Ich möchte in dieser Diskussion den Anlaß in Erinnerung rufen, aus dem wir heute über eine Änderung der Geschäftsordnung diskutieren. Der Anlaß war, daß es im Zusammenhang mit der Ermordung dreier Menschen, dreier Kurden, Vorkommnisse gegeben hat, deren Aufklärung in Österreich auf eine Weise nicht stattgefunden hat, daß der ernste Verdacht besteht, daß es politische Interessen gab, die eine Aufklärung verhindert haben, und daß es Eingriffe von politischen Entscheidungsträgern der Verwaltung in die Ermittlungsmaßnahmen gab, die nicht in Ordnung waren und daher eine Aufklärung verhindert haben. Das sind alles Argumente, die die Einsetzung eines Untersuchungsausschusses nicht nur rechtfertigen, sondern klassisch nach der Einsetzung eines Untersuchungsausschusses rufen.

Das ist eine Auffassung, die nicht nur von Parlamentarierinnen und Parlamentariern der Oppositionsparteien vertreten wird, sondern das ist eine Auffassung, die von nahezu allen Journalisten seriöser Medien – ich will jetzt nicht subjektiv Unterscheidungskriterien anführen; jedenfalls von einer Vielzahl von Journalisten – geteilt worden ist. Ich kann mich nicht erinnern, daß wir je eine Situation hatten, in der sich so viele einig waren, daß ein Untersuchungsausschuß nicht nur notwendig wäre, sondern auch das Vertrauen in die Korrektheit und in die Unbefangenheit der Politik wiederherstellen würde.

Das hat zu dem außergewöhnlichen Ereignis geführt, daß drei Oppositionsparteien, die sonst sehr wenig gemeinsam haben – insbesondere wenn ich die Gemeinsamkeiten der FPÖ und der Liberalen aufzählen sollte, würde ich sehr schnell fertig werden (Abg. Dr. Lukesch: Stammbaum!)  –, daß sich alle drei Oppositionsparteien zusammengetan haben, um hier einen Notwehrakt zu setzen und die Bevölkerung darauf aufmerksam zu machen, was in diesem Parlament passiert beziehungsweise was in diesem Parlament von einer Mehrheit verhindert wird.

Wir wollten zweierlei erreichen: Wir wollten erstens darauf aufmerksam machen, was hier blockiert wird, und hinter die Kulissen leuchten.
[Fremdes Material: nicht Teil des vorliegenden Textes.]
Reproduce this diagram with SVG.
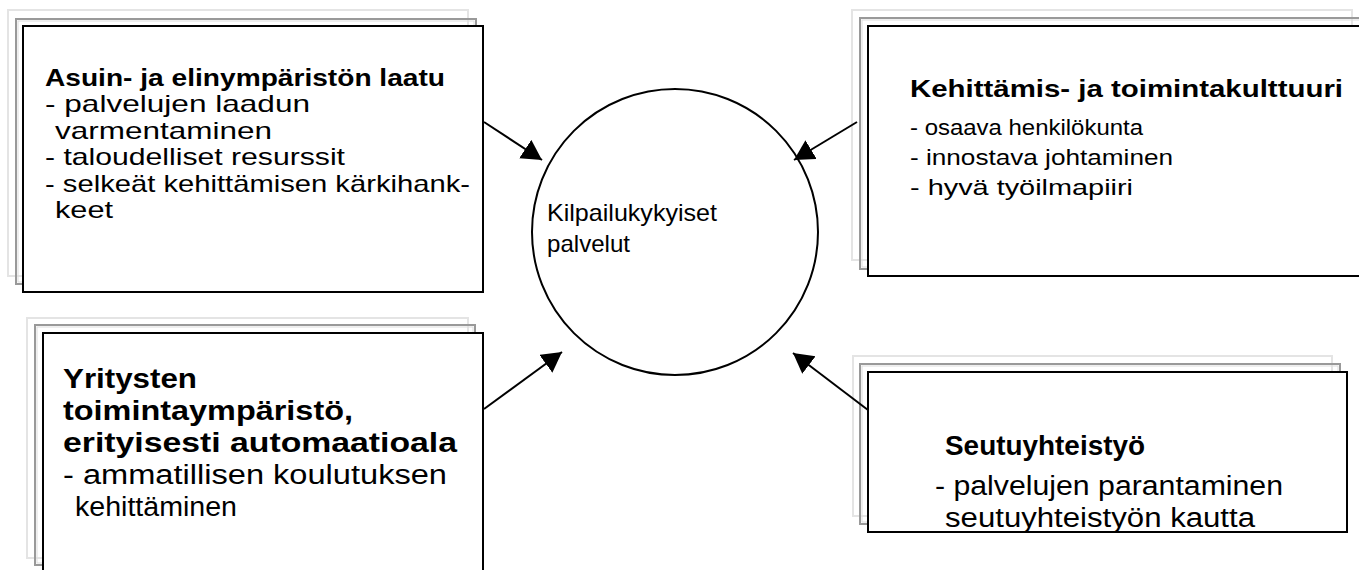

Zugleich wollten wir auf etwas aufmerksam machen, was der "Normalverbraucher" eigentlich gar nicht weiß, nämlich daß dieses Parlament, bestehend aus Volksvertreterinnen und Volksvertretern – (in Richtung Galerie:) also Ihren Auftrag erfüllend, wie immer Sie Ihre Stimmen hier verteilt haben –, den Aufgaben gar nicht gerecht werden kann, weil eine Mehrheit die Erfüllung dieser Aufgaben nicht zuläßt. (Beifall beim Liberalen Forum und bei den Grünen.)